Another environmentally friendly policy being looked at is the life of the asset itself. According to Grigoreva: "After an asset’s first life it can be refurbished so another customer can use it, looking at it almost as a new unit, not a second-hand unit.

"The majority of forklift manufacturers already offer forklift refurbishment, and this is an area where we’ll see continued growth, advancing into forklift remanufacturing.

"Looking at the global economy, resources are getting scarce, so a lot of manufacturers will need to look into that more and more."
While this often leaves materials handling teams working on different products to their peers, they do not work in isolation, and Irving says: "We work with other sectors within Aldermore to ensure we are aware of the products being used in other industries which could be introduced into the market."

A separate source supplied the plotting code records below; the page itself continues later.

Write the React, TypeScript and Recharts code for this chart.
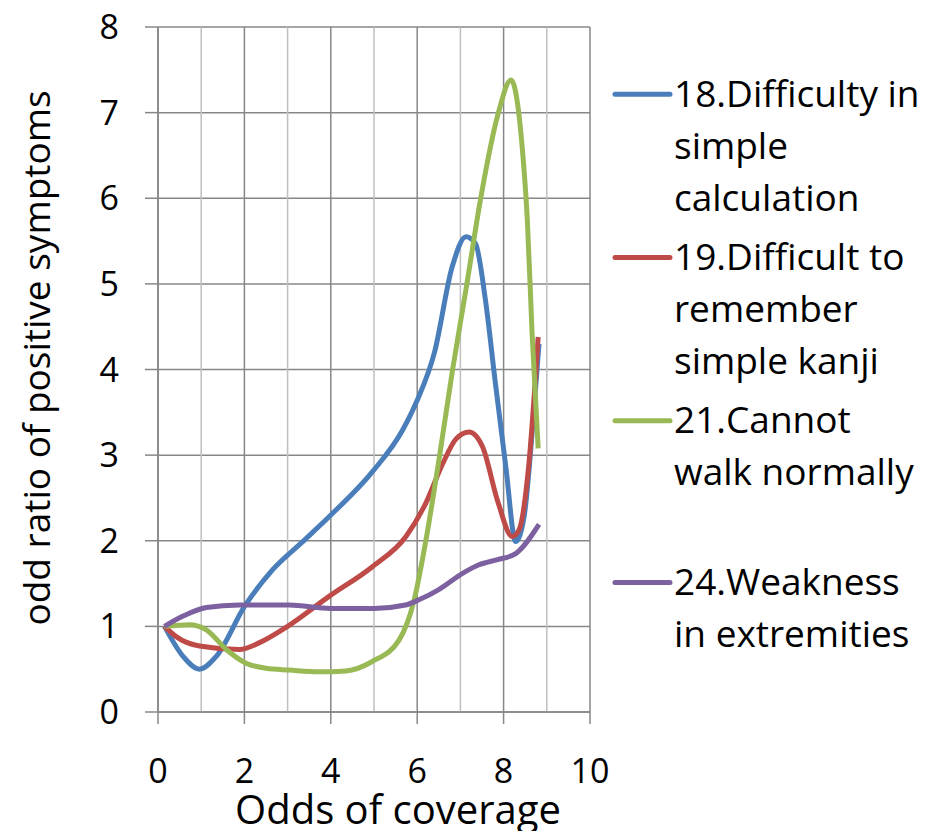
import React from 'react';
import { LineChart, Line, XAxis, YAxis, CartesianGrid, ReferenceLine, Legend } from 'recharts';

// [odds of coverage, odd ratio]
const difficultyCalc = [
  [0.15, 1.0], [0.58, 0.65], [0.96, 0.5], [1.35, 0.65], [2.0, 1.23], [2.65, 1.66],
  [3.35, 1.99], [3.96, 2.28], [4.97, 2.81], [5.66, 3.29], [6.0, 3.64], [6.4, 4.2],
  [6.81, 5.2], [7.13, 5.55], [7.35, 5.47], [7.58, 4.81], [7.81, 3.84], [8.05, 2.87],
  [8.28, 1.99], [8.48, 2.3], [8.66, 3.26], [8.82, 4.3],
];
const difficultKanji = [
  [0.15, 1.0], [0.42, 0.88], [0.96, 0.77], [1.88, 0.73], [2.35, 0.81], [3.0, 1.0],
  [3.96, 1.35], [4.97, 1.7], [5.74, 2.05], [6.2, 2.44], [6.59, 2.9], [6.9, 3.19],
  [7.2, 3.27], [7.51, 3.1], [7.87, 2.45], [8.2, 2.05], [8.36, 2.13], [8.58, 2.87],
  [8.8, 4.38],
];
const cannotWalk = [
  [0.15, 1.0], [0.73, 1.02], [1.12, 0.96], [1.58, 0.73], [2.04, 0.57], [2.5, 0.51],
  [3.04, 0.49], [3.73, 0.47], [4.35, 0.48], [4.96, 0.59], [5.58, 0.84], [5.93, 1.31],
  [6.2, 2.0], [6.52, 3.0], [6.82, 4.0], [7.15, 5.0], [7.47, 6.0], [7.88, 7.0],
  [8.17, 7.38], [8.31, 7.15], [8.43, 6.6], [8.55, 5.74], [8.66, 4.42], [8.8, 3.08],
];
const weakness = [
  [0.15, 1.0], [0.58, 1.12], [1.12, 1.22], [1.88, 1.25], [3.04, 1.25], [4.0, 1.21],
  [5.0, 1.21], [5.73, 1.25], [6.04, 1.31], [6.5, 1.43], [7.05, 1.62], [7.43, 1.72],
  [7.86, 1.78], [8.28, 1.85], [8.82, 2.19],
];

const seriesNames = [
  ['18.Difficulty in', 'simple', 'calculation'],
  ['19.Difficult to', 'remember', 'simple kanji'],
  ['21.Cannot', 'walk normally'],
  ['24.Weakness', 'in extremities'],
];
const seriesData = [difficultyCalc, difficultKanji, cannotWalk, weakness];
const colors = ['#4a7ebb', '#be4b48', '#98b954', '#7d60a0'];

const xTicks = [0, 2, 4, 6, 8, 10];
const xMinor = [1, 3, 5, 7, 9];
const yTicks = [0, 1, 2, 3, 4, 5, 6, 7, 8];

const FONT = '"Open Sans", sans-serif';
const legendBaselines = [106.7, 270, 433.3, 595];

const toPoints = (rows: number[][]) => rows.map(([x, y]) => ({ x, y }));

function LegendBox() {
  return (
    <svg width={354} height={680} style={{ display: 'block', fontFamily: FONT }}>
      {seriesNames.map((lines, i) => {
        const base = legendBaselines[i];
        return (
          <g key={i}>
            <line x1={25} x2={80} y1={base - 12.5} y2={base - 12.5} stroke={colors[i]} strokeWidth={5} strokeLinecap="round" />
            {lines.map((t, j) => (
              <text key={j} x={84} y={base + j * 52} fontSize={37} fill="#000">{t}</text>
            ))}
          </g>
        );
      })}
    </svg>
  );
}

const yTitle = () => (
  <text transform="translate(50,358) rotate(-90)" textAnchor="middle" fontSize={37} fill="#000" fontFamily={FONT}>
    odd ratio of positive symptoms
  </text>
);

const xTitle = () => (
  <text x={398} y={824} textAnchor="middle" fontSize={40} fill="#000" fontFamily={FONT}>
    Odds of coverage
  </text>
);

export default function App() {
  return (
    <div style={{ position: 'absolute', left: 0, top: 0, background: '#fff' }}>
      <LineChart width={944} height={831} margin={{ top: 27, right: 0, bottom: 0, left: 0 }} style={{ fontFamily: FONT }}>
        <CartesianGrid stroke="#878787" strokeWidth={1.5} />
        {xMinor.map((v) => (
          <ReferenceLine key={v} x={v} stroke="#bfbfbf" strokeWidth={1.5} />
        ))}
        <XAxis
          type="number"
          dataKey="x"
          domain={[0, 10]}
          ticks={xTicks}
          allowDataOverflow
          height={119}
          tickSize={12}
          tickMargin={35}
          stroke="#878787"
          strokeWidth={1.5}
          tick={{ fill: '#000', fontSize: 34, fontFamily: FONT }}
          label={xTitle}
        />
        <YAxis
          type="number"
          domain={[0, 8]}
          ticks={yTicks}
          width={158}
          tickSize={13}
          tickMargin={26}
          stroke="#878787"
          strokeWidth={1.5}
          tick={{ fill: '#000', fontSize: 34, fontFamily: FONT }}
          label={yTitle}
        />
        <Legend
          layout="vertical"
          align="right"
          verticalAlign="top"
          wrapperStyle={{ width: 354, top: 0, right: 0 }}
          content={() => <LegendBox />}
        />
        {seriesData.map((rows, i) => (
          <Line
            key={i}
            data={toPoints(rows)}
            dataKey="y"
            name={seriesNames[i].join(' ')}
            type="monotone"
            stroke={colors[i]}
            strokeWidth={5}
            dot={false}
            activeDot={false}
            isAnimationActive={false}
          />
        ))}
      </LineChart>
    </div>
  );
}
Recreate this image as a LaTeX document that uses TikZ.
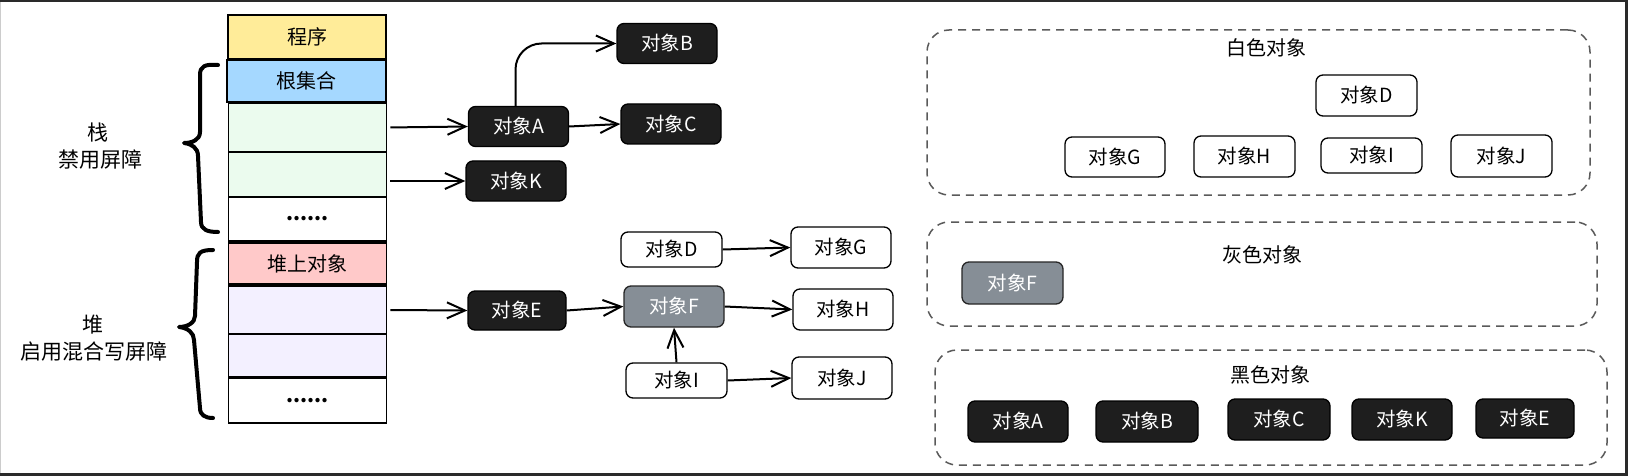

One such product that has resulted from this collaboration at Aldermore is stocking and demo fleet funding, which offers customers a period of time before they have to start paying for that asset, which was adopted from another area of Aldermore.

Optimism

Looking ahead, none of the industry leaders Leasing Life talked to identified any real problems on the horizon, beyond the aforementioned worries over the lack of specialists in the market, and the day-to-day challenge of keeping up with customer trends.

Woodward, for example, says a lot of the finance is now written on minimum term contracts, which gives the customer a little bit of flexibility at the end, as it allows them to carry on using the equipment after the lease term is up, subject to giving three months notice.

Grigoreva agrees that customer flexibility is becoming increasingly important, and says this is leading to a range of new finance solutions being offered, with the general trend also being towards a more service-type solution, which she says is more challenging for finance companies.

However this is also providing finance companies with the chance to provide new offerings to their customers.

With new technology trends, environmentally friendly trends, increased market confidence, it appears the materials handling market is, in the words of Woodward, "on the upward trajectory."